■ Code that draws figures ■
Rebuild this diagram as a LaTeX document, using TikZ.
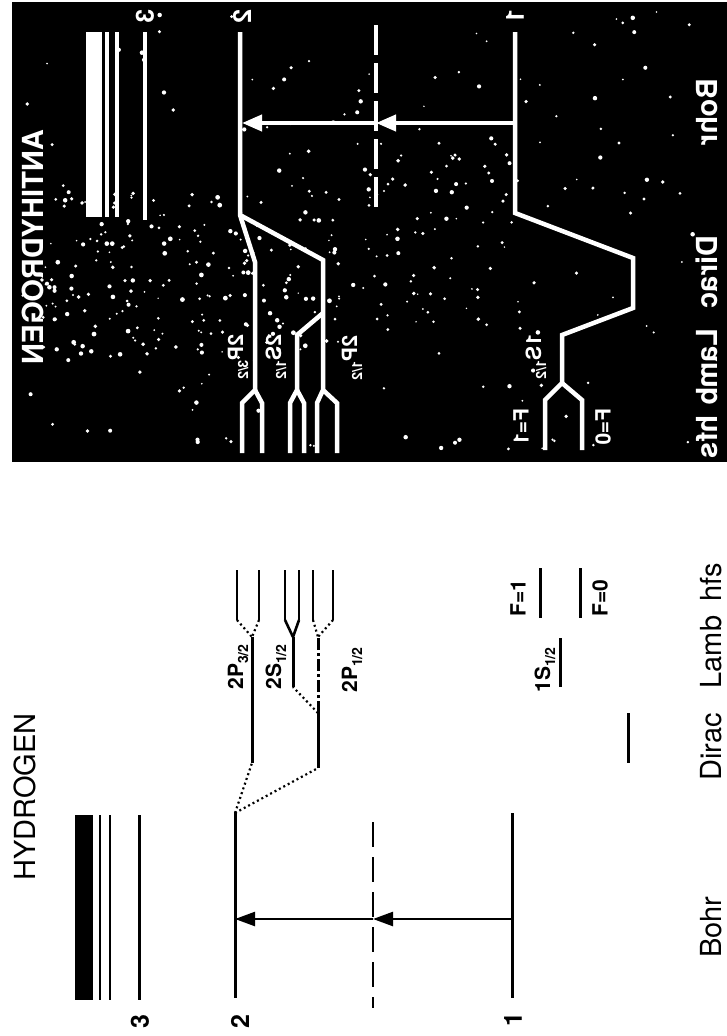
\documentclass[tikz,border=0pt]{standalone}
\usepackage{fontspec}
\setmainfont{TeX Gyre Heros}
\usetikzlibrary{arrows.meta}
\newcommand{\bigfnt}{\fontsize{29pt}{34pt}\selectfont}
\newcommand{\numfnt}{\fontsize{25pt}{30pt}\selectfont}
\newcommand{\smfnt}{\fontsize{21pt}{25pt}\selectfont}
\newcommand{\sbs}[1]{\raisebox{-0.45ex}{\fontsize{14pt}{16pt}\selectfont #1}}
\begin{document}
\begin{tikzpicture}[x=1pt,y=-1pt,
  hlev/.style={line width=3pt,black},
  hthin/.style={line width=2.6pt,black},
  hdot/.style={line width=2.2pt,black,dash pattern=on 2pt off 3pt},
  hdashdot/.style={line width=3pt,black,dash pattern=on 12pt off 3pt on 3pt off 3pt},
  hdash/.style={line width=2.6pt,black,dash pattern=on 25pt off 10pt},
  harr/.style={line width=2.4pt,black,-{Triangle[length=20pt,width=14pt]}},
  alev/.style={line width=4.5pt,white,line join=miter},
  athin/.style={line width=4pt,white},
  adash/.style={line width=4pt,white,dash pattern=on 30pt off 8pt},
  aarr/.style={line width=4pt,white,-{Triangle[length=20pt,width=16pt]}},
  hlab/.style={inner sep=0pt,rotate=90,text=black},
  alab/.style={inner sep=0pt,cm={0,-1,-1,0,(0,0)},text=white},
]
\useasboundingbox (0,0) rectangle (727,1036);
\fill[white] (0,0) rectangle (727,1036);

% ================= HYDROGEN (lower part) =================
\fill[black] (75,815) rectangle (93,1000);
\draw[hthin] (100,815) -- (100,1000);
\draw[hthin] (110,815) -- (110,1000);
\coordinate (h3t) at (139,815); \coordinate (h3b) at (139,1000);
\draw[hlev] (h3t) -- (h3b);
\coordinate (h2t) at (235,813); \coordinate (h2b) at (235,998);
\draw[hlev] (h2t) -- (h2b);
\coordinate (hvt) at (373,822); \coordinate (hvb) at (373,1008);
\draw[hdash] (hvt) -- (hvb);
\coordinate (h1t) at (512,813); \coordinate (h1b) at (512,998);
\draw[hlev] (h1t) -- (h1b);
\coordinate (h1m) at (512,919); \coordinate (hvm) at (373,919); \coordinate (h2m) at (235,919);
\draw[harr] (h1m) -- (hvm);
\draw[harr] (hvm) -- (h2m);

% Dirac
\coordinate (hD32b) at (252,763); \coordinate (hD32t) at (252,637);
\draw[hdot] (h2t) -- (hD32b);
\draw[hlev] (hD32b) -- (hD32t);
\coordinate (hD12b) at (318,768); \coordinate (hD12t) at (318,713);
\draw[hdot] (h2t) -- (hD12b);
\draw[hlev] (hD12b) -- (hD12t);
\draw[hlev] (628,713) -- (628,763);
% Lamb
\coordinate (hP12t) at (318,637);
\draw[hdashdot] (hD12t) -- (hP12t);
\coordinate (hS12b) at (293,687); \coordinate (hS12t) at (293,637);
\draw[hdot] (hD12t) -- (hS12b);
\draw[hlev] (hS12b) -- (hS12t);
\draw[hlev] (560,638) -- (560,687);
% hfs
\foreach \a/\b/\c/\s in {237/259/252/hdot, 285/299/293/hthin, 313/333/318/hdot}{
  \draw[hthin] (\a,570) -- (\a,620);
  \draw[hthin] (\b,570) -- (\b,620);
  \draw[\s] (\a,620) -- (\c,637);
  \draw[\s] (\b,620) -- (\c,637);
}
\draw[hlev] (540,568) -- (540,618);
\draw[hlev] (580,568) -- (580,618);

% hydrogen labels
\node[hlab,font=\bigfnt] (htitle) at (25,797) {HYDROGEN};
\node[hlab,font=\bfseries\numfnt] (hn3) at (140,1022) {3};
\node[hlab,font=\bfseries\numfnt] (hn2) at (240,1022) {2};
\node[hlab,font=\bfseries\numfnt] (hn1) at (513,1020) {1};
\node[hlab,font=\bfseries\smfnt] (hl2p32) at (238,667) {2P\sbs{3/2}};
\node[hlab,font=\bfseries\smfnt] (hl2s12) at (276,667) {2S\sbs{1/2}};
\node[hlab,font=\bfseries\smfnt] (hl2p12) at (352,670) {2P\sbs{1/2}};
\node[hlab,font=\bfseries\smfnt] (hl1s12) at (545,670) {1S\sbs{1/2}};
\node[hlab,font=\bfseries\smfnt] (hlF1) at (518,598) {F=1};
\node[hlab,font=\bfseries\smfnt] (hlF0) at (600,598) {F=0};
\node[hlab,font=\bigfnt] (hsBohr) at (711,927) {Bohr};
\node[hlab,font=\bigfnt] (hsDirac) at (711,747) {Dirac};
\node[hlab,font=\bigfnt] (hsLamb) at (711,652) {Lamb};
\node[hlab,font=\bigfnt] (hshfs) at (711,582) {hfs};

% ================= ANTIHYDROGEN (upper part) =================
\fill[black] (12,2) rectangle (727,462);
\pgfmathsetseed{12}
\foreach \i in {1,...,150}{
  \pgfmathsetmacro\xx{20+680*rnd}\pgfmathsetmacro\yy{8+448*rnd}\pgfmathsetmacro\rr{0.8+1.5*rnd}
  \fill[white] (\xx,\yy) circle[radius=\rr pt];
}
\foreach \i in {1,...,200}{
  \pgfmathsetmacro\xx{40+300*rnd}\pgfmathsetmacro\yy{190+170*rnd}\pgfmathsetmacro\rr{0.8+1.6*rnd}
  \fill[white] (\xx,\yy) circle[radius=\rr pt];
}
\foreach \i in {1,...,80}{
  \pgfmathsetmacro\xx{360+160*rnd}\pgfmathsetmacro\yy{140+190*rnd}\pgfmathsetmacro\rr{0.8+1.4*rnd}
  \fill[white] (\xx,\yy) circle[radius=\rr pt];
}

\fill[white] (86,32) rectangle (102,217);
\draw[athin] (107,32) -- (107,217);
\draw[athin] (117,32) -- (117,217);
\coordinate (a3t) at (145,32); \coordinate (a3b) at (145,220);
\draw[alev] (a3t) -- (a3b);
\coordinate (a2t) at (240,32); \coordinate (a2b) at (240,215);
\coordinate (a1t) at (515,32); \coordinate (a1b) at (515,213);
\coordinate (avt) at (376,25); \coordinate (avb) at (376,210);
\draw[adash] (avt) -- (avb);
% n=2 structure
\draw[alev] (a2t) -- (a2b) -- (255,262) -- (255,390) -- (242,403) -- (242,453);
\draw[alev] (255,390) -- (262,403) -- (262,453);
\draw[alev] (a2b) -- (323,260) -- (323,390) -- (317,403) -- (317,453);
\draw[alev] (323,390) -- (337,403) -- (337,453);
\draw[alev] (323,313) -- (297,335) -- (297,390) -- (290,403) -- (290,453);
\draw[alev] (297,390) -- (304,403) -- (304,453);
% n=1 structure
\draw[alev] (a1t) -- (a1b) -- (633,258) -- (633,308) -- (562,335) -- (562,383) -- (545,400) -- (545,450);
\draw[alev] (562,383) -- (582,400) -- (582,450);
% arrows
\coordinate (a1m) at (515,123); \coordinate (avm) at (376,123); \coordinate (a2m) at (242,123);
\draw[aarr] (a1m) -- (avm);
\draw[aarr] (avm) -- (a2m);

% antihydrogen labels (mirrored)
\node[alab,font=\bfseries\bigfnt] (atitle) at (33,247) {ANTIHYDROGEN};
\node[alab,font=\bfseries\numfnt] (an3) at (145,16) {3};
\node[alab,font=\bfseries\numfnt] (an2) at (242,16) {2};
\node[alab,font=\bfseries\numfnt] (an1) at (515,16) {1};
\node[alab,font=\bfseries\smfnt] (al2p32) at (238,357) {2P\sbs{3/2}};
\node[alab,font=\bfseries\smfnt] (al2s12) at (276,357) {2S\sbs{1/2}};
\node[alab,font=\bfseries\smfnt] (al2p12) at (352,358) {2P\sbs{1/2}};
\node[alab,font=\bfseries\smfnt] (al1s12) at (536,357) {1S\sbs{1/2}};
\node[alab,font=\bfseries\smfnt] (alF1) at (521,427) {F=1};
\node[alab,font=\bfseries\smfnt] (alF0) at (603,427) {F=0};
\node[alab,font=\bfseries\bigfnt] (asBohr) at (707,112) {Bohr};
\node[alab,font=\bfseries\bigfnt] (asDirac) at (707,272) {Dirac};
\node[alab,font=\bfseries\bigfnt] (asLamb) at (707,367) {Lamb};
\node[alab,font=\bfseries\bigfnt] (ashfs) at (707,437) {hfs};
\end{tikzpicture}
\end{document}
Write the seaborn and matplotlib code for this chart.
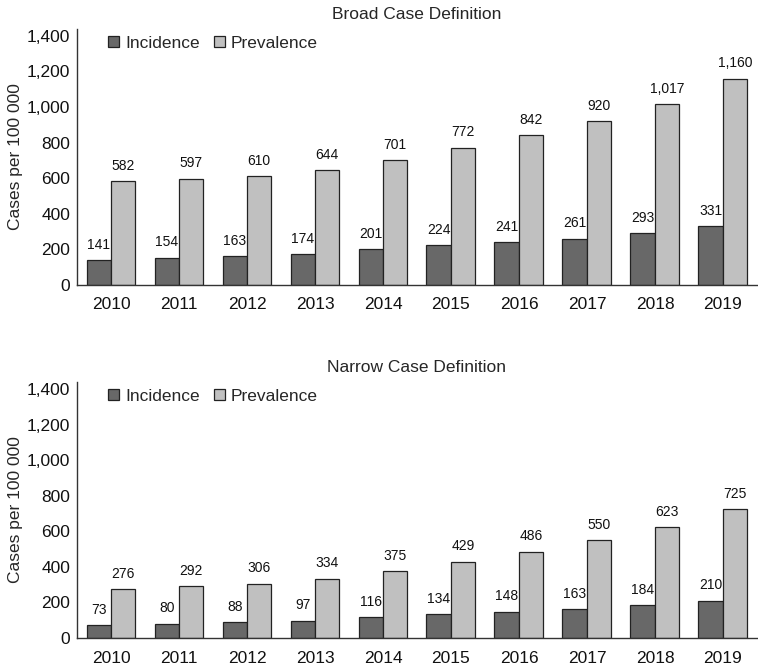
import numpy as np
import pandas as pd
import matplotlib
matplotlib.use('Agg')
import matplotlib.pyplot as plt
import seaborn as sns

years = [str(y) for y in range(2010, 2020)]
broad_incidence = [141, 154, 163, 174, 201, 224, 241, 261, 293, 331]
broad_prevalence = [582, 597, 610, 644, 701, 772, 842, 920, 1017, 1160]
narrow_incidence = [73, 80, 88, 97, 116, 134, 148, 163, 184, 210]
narrow_prevalence = [276, 292, 306, 334, 375, 429, 486, 550, 623, 725]
titles = ['Broad Case Definition', 'Narrow Case Definition']
yticks = [0, 200, 400, 600, 800, 1000, 1200, 1400]

sns.set_style('white')
plt.rcParams['font.family'] = ['Liberation Sans', 'DejaVu Sans']

palette = {'Incidence': '#686868', 'Prevalence': '#c0c0c0'}


def make_df(inc, prev):
    return pd.DataFrame({
        'Year': years * 2,
        'Measure': ['Incidence'] * len(years) + ['Prevalence'] * len(years),
        'Cases': inc + prev,
    })


fig = plt.figure(figsize=(7.58, 6.69), dpi=100)
ax_top = fig.add_axes([0.1016, 0.574, 0.897, 0.383])
ax_bot = fig.add_axes([0.1016, 0.0463, 0.897, 0.383])

data = [(broad_incidence, broad_prevalence), (narrow_incidence, narrow_prevalence)]

for ax, (inc, prev), title in zip([ax_top, ax_bot], data, titles):
    df = make_df(inc, prev)
    sns.barplot(data=df, x='Year', y='Cases', hue='Measure', palette=palette,
                width=0.72, edgecolor='#222222', linewidth=0.9, saturation=1,
                ax=ax)
    for cont in ax.containers:
        ax.bar_label(cont, labels=[f'{v:,.0f}' for v in cont.datavalues],
                     padding=6, fontsize=10, color='#111111')
    ax.set_ylim(0, 1440)
    ax.set_xlim(-0.5, 9.5)
    ax.set_yticks(yticks)
    ax.set_yticklabels([f'{t:,}' for t in yticks])
    ax.tick_params(axis='both', length=0, labelsize=12.5, colors='#111111')
    ax.tick_params(axis='x', pad=9)
    ax.tick_params(axis='y', pad=5)
    ax.set_xlabel('')
    ax.set_ylabel('Cases per 100 000', fontsize=12.5, labelpad=3)
    ax.set_title(title, fontsize=12.5, pad=7)
    for side in ['top', 'right']:
        ax.spines[side].set_visible(False)
    for side in ['left', 'bottom']:
        ax.spines[side].set_color('#333333')
        ax.spines[side].set_linewidth(1.0)
    ax.legend(loc='upper left', bbox_to_anchor=(0.035, 1.0), ncol=2,
              frameon=False, fontsize=12.5, handlelength=0.65,
              handleheight=0.65, handletextpad=0.35, columnspacing=0.8,
              borderaxespad=0)

fig.savefig('out.png', dpi=100)
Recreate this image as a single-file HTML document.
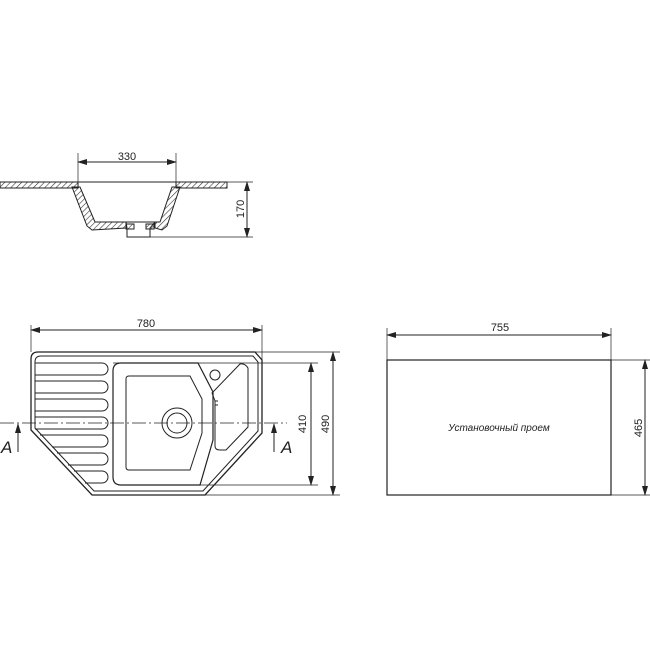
<!DOCTYPE html>
<html><head><meta charset="utf-8"><style>
html,body{margin:0;padding:0;background:#fff;}
svg{display:block;}
text{font-family:"Liberation Sans","DejaVu Sans",sans-serif;fill:#222;}
</style></head><body>
<svg width="650" height="650" viewBox="0 0 650 650" xmlns="http://www.w3.org/2000/svg">
<defs>
<pattern id="h" width="4" height="4" patternUnits="userSpaceOnUse" patternTransform="rotate(45)">
<line x1="0" y1="0" x2="0" y2="4" stroke="#333" stroke-width="1.2"/>
</pattern>
<marker id="a" markerWidth="10" markerHeight="6" refX="9" refY="3" orient="auto-start-reverse" markerUnits="userSpaceOnUse">
<path d="M0,0 L10,3 L0,6 z" fill="#222"/>
</marker>
</defs>
<g fill="none" stroke="#222" stroke-width="1">
<!-- top section view -->
<polygon points="0,182 78,182 78,188 0,188" fill="url(#h)"/>
<polygon points="176,182 227,182 227,188 176,188" fill="url(#h)"/>
<line x1="0" y1="182" x2="227" y2="182"/>
<polygon points="72,187 80,187 95,222 126,222 126,228 92,230 87,226" fill="url(#h)"/>
<polygon points="180,187 172,187 160,222 155,222 155,228 162,230 167,226" fill="url(#h)"/>
<polygon points="126,222 155,222 150,228 150,237 127,237 127,228" />
<rect x="126" y="224" width="8" height="5" fill="url(#h)"/>
<rect x="146" y="224" width="8" height="5" fill="url(#h)"/>
<line x1="78" y1="153" x2="78" y2="188" stroke-width="0.7"/>
<line x1="176" y1="153" x2="176" y2="188" stroke-width="0.7"/>
<line x1="78" y1="162" x2="176" y2="162" marker-start="url(#a)" marker-end="url(#a)"/>
<line x1="227" y1="182" x2="253" y2="182" stroke-width="0.7"/>
<line x1="150" y1="237" x2="253" y2="237" stroke-width="0.7"/>
<line x1="247" y1="182" x2="247" y2="237" marker-start="url(#a)" marker-end="url(#a)"/>

<!-- sink top view -->
<path d="M38,352 L255,352 L262,360 L262,433 L205,495 L92,495 L31,430 L31,359 Q31,352 38,352 Z" stroke-width="1.3"/>
<path d="M41,356 L253,356 L258,362 L258,431 L203,491 L94,491 L35,428 L35,362 Q35,356 41,356 Z"/>
<!-- ribs -->
<g>
<path d="M35,363 L102,363 A6,6 0 0 1 102,375 L35,375"/>
<path d="M35,381 L102,381 A6,6 0 0 1 102,393 L35,393"/>
<path d="M35,399 L102,399 A6,6 0 0 1 102,411 L35,411"/>
<path d="M35,417 L102,417 A6,6 0 0 1 102,429 L35,429"/>
<path d="M40,435 L102,435 A6,6 0 0 1 102,447 L52,447"/>
<path d="M57,453 L102,453 A6,6 0 0 1 102,465 L68,465"/>
<path d="M74,471 L102,471 A6,6 0 0 1 102,483 L85,483"/>
</g>
<!-- main bowl -->
<path d="M121,363 L198,363 L213,392 L213,440 L200,485 L121,485 Q113,485 113,477 L113,371 Q113,363 121,363 Z" stroke-width="1.2"/>
<path d="M129,376 L190,376 L202,399 L202,433 L190,470 L129,470 Q126,470 126,467 L126,379 Q126,376 129,376 Z"/>
<circle cx="177" cy="423" r="15"/>
<circle cx="177" cy="423" r="10"/>
<circle cx="215" cy="375" r="5"/>
<!-- side bowl -->
<path d="M212,393 L215,401 L215,446 Q215,450 220,450 L226,450 L248,427 L248,368 Q245,363 240,364 Z"/>
<line x1="215" y1="401" x2="218" y2="401"/>
<line x1="215" y1="405" x2="218" y2="405"/>
<!-- center line & section -->
<line x1="0" y1="423" x2="287" y2="423" stroke-dasharray="14,3,2,3" stroke-width="0.8"/>
<line x1="18" y1="452" x2="18" y2="424" marker-end="url(#a)"/>
<line x1="274" y1="452" x2="274" y2="424" marker-end="url(#a)"/>
<!-- dims -->
<line x1="31" y1="325" x2="31" y2="352" stroke-width="0.7"/>
<line x1="262" y1="325" x2="262" y2="360" stroke-width="0.7"/>
<line x1="31" y1="330" x2="262" y2="330" marker-start="url(#a)" marker-end="url(#a)"/>
<line x1="255" y1="352" x2="340" y2="352" stroke-width="0.7"/>
<line x1="113" y1="363" x2="318" y2="363" stroke-width="0.7"/>
<line x1="200" y1="485" x2="318" y2="485" stroke-width="0.7"/>
<line x1="205" y1="495" x2="340" y2="495" stroke-width="0.7"/>
<line x1="311" y1="363" x2="311" y2="485" marker-start="url(#a)" marker-end="url(#a)"/>
<line x1="333" y1="352" x2="333" y2="495" marker-start="url(#a)" marker-end="url(#a)"/>
<!-- right rect -->
<rect x="387" y="360" width="224" height="135" stroke-width="1.2"/>
<line x1="387" y1="328" x2="387" y2="360" stroke-width="0.7"/>
<line x1="611" y1="328" x2="611" y2="360" stroke-width="0.7"/>
<line x1="387" y1="335" x2="611" y2="335" marker-start="url(#a)" marker-end="url(#a)"/>
<line x1="611" y1="360" x2="650" y2="360" stroke-width="0.7"/>
<line x1="611" y1="495" x2="650" y2="495" stroke-width="0.7"/>
<line x1="645" y1="360" x2="645" y2="495" marker-start="url(#a)" marker-end="url(#a)"/>
</g>
<g font-size="11">
<text x="127" y="160" text-anchor="middle">330</text>
<text transform="translate(244,209) rotate(-90)" text-anchor="middle">170</text>
<text x="146" y="327" text-anchor="middle">780</text>
<text transform="translate(306,424) rotate(-90)" text-anchor="middle">410</text>
<text transform="translate(329,424) rotate(-90)" text-anchor="middle">490</text>
<text x="500" y="331" text-anchor="middle">755</text>
<text transform="translate(642,428) rotate(-90)" text-anchor="middle">465</text>
<text x="499" y="431" text-anchor="middle" font-style="italic" font-size="10">Установочный проем</text>
<text x="1" y="453" font-size="17" font-style="italic">A</text>
<text x="281" y="453" font-size="17" font-style="italic">A</text>
</g>
</svg>
</body></html>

■ What to produce ■
Note each line of the entries that has "matplotlib" in it, and copy those lines.

■ Answer to the problem ■
Write the seaborn and matplotlib code for this chart.
import matplotlib
matplotlib.use('Agg')
import matplotlib.pyplot as plt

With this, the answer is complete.